Pust is part of Xavier’s lab, who co-directs its Infectious Disease and Microbiome Program. Xavier holds the Kurt J. Isselbacher Professorship of Medicine at Harvard Medical School, serves as director of the Center for Computational and Integrative Biology at Massachusetts General Hospital (MGH), and co-directs the Center for Microbiome Informatics and Therapeutics at MIT.
Kenya Honda from the Keio University School of Medicine serves as the study’s co-senior author. Co-first authors include Munehiro Furuichi, Takaaki Kawaguchi, and Keiko Yasuma-Mitobe, all of whom are researchers at Keio University. This study utilized specialized culture techniques and animal models by Honda’s lab to investigate bacterial infections, while the Xavier lab focused on developing software to analyze unknown microbial metabolites.
Bacterial balances
Antibiotic-resistant Enterobacteriaceae like E. coli and Klebsiella are frequently found in hospitals. They can thrive in patients’ intestines and lead to severe systemic infections that are challenging to treat. Some studies indicate that Enterobacteriaceae may also contribute to intestinal inflammation and enable infections from other microbes. Honda, Xavier, and their teams aimed to identify specific bacteria from fecal microbiota transplants that could shield the intestinal microbiome from Enterobacteriaceae. Honda’s team isolated around 40 different bacterial strains from stool samples from five healthy individuals and employed them to treat mice infected with either E. coli or Klebsiella. They tested various strain combinations and pinpointed 18 strains that most effectively suppressed Enterobacteriaceae.
The researchers observed that in Klebsiella-infected mice treated with these 18 beneficial strains, Klebsiella altered gene expressions related to carbohydrate uptake and metabolism, including a reduction in gluconate kinase and transporter genes—indicating increased competition among gut microbes for nutrients.
Xavier’s team sought to analyze samples from patients with and without gut inflammation. Collaborating with the Broad’s Metabolomics Platform, directed by senior author Clary Clish, they examined samples from pediatric patients with ulcerative colitis to detect alternate gluconate pathway genes in gut microbes and levels of fecal gluconate. Results showed elevated gluconate levels associated with higher gluconate-consuming Enterobacteriaceae in samples from pediatric patients experiencing ongoing inflammation, indicated by elevated calprotectin protein levels.
The collective findings suggest that Enterobacteriaceae uses gluconate as a crucial nutrient, exacerbating inflammation in patients. However, with the addition of the 18 helpful strains in the gut microbiome, they likely compete against Enterobacteriaceae for gluconate and other nutrients, curtailing the growth of the harmful bacteria.

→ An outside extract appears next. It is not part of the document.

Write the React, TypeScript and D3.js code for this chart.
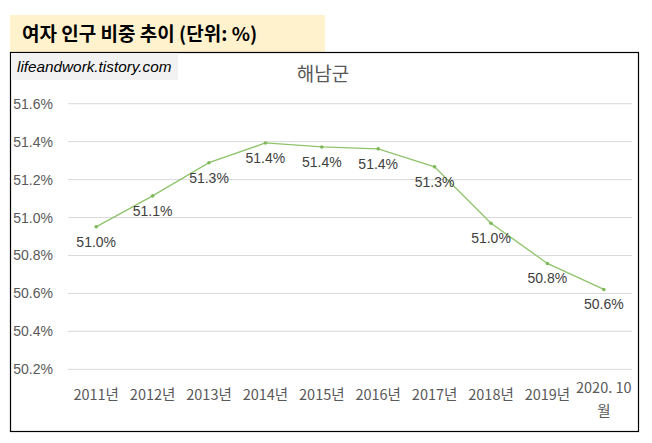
import { useEffect, useRef } from 'react';
import * as d3 from 'd3';

const categories = [
  '2011년', '2012년', '2013년', '2014년', '2015년',
  '2016년', '2017년', '2018년', '2019년', '2020. 10월',
];
// wrapped tick text, as Excel breaks the last one
const tickLines = [
  ['2011년'], ['2012년'], ['2013년'], ['2014년'], ['2015년'],
  ['2016년'], ['2017년'], ['2018년'], ['2019년'], ['2020. 10', '월'],
];
const values = [50.951, 51.114, 51.289, 51.393, 51.372, 51.362, 51.267, 50.97, 50.758, 50.621];
const yTicks = [50.2, 50.4, 50.6, 50.8, 51.0, 51.2, 51.4, 51.6];

const W = 652;
const H = 443;
const KR = '"Noto Sans CJK KR", "Noto Sans", sans-serif';
const NUM = '"Liberation Sans", Arial, sans-serif';

export default function App() {
  const svgRef = useRef<SVGSVGElement>(null);

  useEffect(() => {
    if (!svgRef.current) return;
    const svg = d3.select(svgRef.current);
    svg.selectAll('*').remove();

    // header box
    svg.append('rect').attr('x', 10).attr('y', 15).attr('width', 315).attr('height', 37).attr('fill', '#fff2cc');
    svg.append('text')
      .attr('x', 22).attr('y', 41)
      .attr('font-family', KR).attr('font-size', 19).attr('font-weight', 'bold')
      .attr('fill', '#000')
      .text('여자 인구 비중 추이 (단위: %)');

    // chart frame
    svg.append('rect')
      .attr('x', 10.5).attr('y', 52.5).attr('width', 628).attr('height', 379)
      .attr('fill', '#fff').attr('stroke', '#000').attr('stroke-width', 1.2);

    // watermark
    svg.append('rect').attr('x', 11).attr('y', 53).attr('width', 167).attr('height', 27).attr('fill', '#f2f2f2');
    svg.append('text')
      .attr('x', 17).attr('y', 72)
      .attr('font-family', NUM).attr('font-size', 15.3).attr('font-style', 'italic')
      .attr('fill', '#000')
      .text('lifeandwork.tistory.com');

    // chart title
    svg.append('text')
      .attr('x', 323).attr('y', 81)
      .attr('text-anchor', 'middle')
      .attr('font-family', KR).attr('font-size', 19)
      .attr('fill', '#595959')
      .text('해남군');

    const x = d3.scaleBand<string>().domain(categories).range([68, 632]);
    const y = d3.scaleLinear().domain([50.2, 51.6]).range([369.3, 103.7]);
    const cx = (c: string) => (x(c) || 0) + x.bandwidth() / 2;

    // gridlines
    svg.append('g')
      .selectAll('line')
      .data(yTicks)
      .enter()
      .append('line')
      .attr('x1', 68).attr('x2', 632)
      .attr('y1', (d) => y(d)).attr('y2', (d) => y(d))
      .attr('stroke', '#d9d9d9').attr('stroke-width', 1);

    // y labels
    svg.append('g')
      .selectAll('text')
      .data(yTicks)
      .enter()
      .append('text')
      .attr('x', 53).attr('y', (d) => y(d) + 5)
      .attr('text-anchor', 'end')
      .attr('font-family', NUM).attr('font-size', 14)
      .attr('fill', '#595959')
      .text((d) => d.toFixed(1) + '%');

    // x labels
    const xl = svg.append('g')
      .selectAll('text')
      .data(categories)
      .enter()
      .append('text')
      .attr('text-anchor', 'middle')
      .attr('font-family', KR).attr('font-size', 14.5)
      .attr('fill', '#595959');
    xl.each(function (c, i) {
      const lines = tickLines[i];
      const t = d3.select(this);
      const top = lines.length > 1 ? 393 : 400;
      lines.forEach((ln, j) => {
        t.append('tspan').attr('x', cx(c)).attr('y', top + j * 23).text(ln);
      });
    });

    const data = categories.map((c, i) => ({ c, v: values[i] }));

    // line
    const line = d3.line<{ c: string; v: number }>()
      .x((d) => cx(d.c))
      .y((d) => y(d.v));
    svg.append('path')
      .datum(data)
      .attr('d', line)
      .attr('fill', 'none')
      .attr('stroke', '#8fc46b')
      .attr('stroke-width', 1.3);

    svg.append('g')
      .selectAll('circle')
      .data(data)
      .enter()
      .append('circle')
      .attr('cx', (d) => cx(d.c))
      .attr('cy', (d) => y(d.v))
      .attr('r', 1.8)
      .attr('fill', '#7fb85a');

    // data labels
    svg.append('g')
      .selectAll('text')
      .data(data)
      .enter()
      .append('text')
      .attr('x', (d) => cx(d.c))
      .attr('y', (d) => y(d.v) + 20)
      .attr('text-anchor', 'middle')
      .attr('font-family', NUM).attr('font-size', 14)
      .attr('fill', '#404040')
      .text((d) => d.v.toFixed(1) + '%');
  }, []);

  return (
    <svg
      ref={svgRef}
      width={W}
      height={H}
      style={{ position: 'absolute', left: 0, top: 0, background: '#fff' }}
    />
  );
}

Additionally, these 18 strains did not interfere with the growth of other beneficial bacteria in mice carrying gut microbes from patients with Crohn’s disease and ulcerative colitis, further supporting their potential as a therapy.
While further research is necessary to fully understand the mechanisms that allow different bacteria to compete, these findings indicate that microbial treatments could adjust the gut’s ecosystem and combat harmful bacterial infections with fewer adverse effects compared to conventional antibiotic treatments.
The research team is also focused on identifying and understanding the roles of unknown metabolites that play a part in promoting gut health and managing inflammation.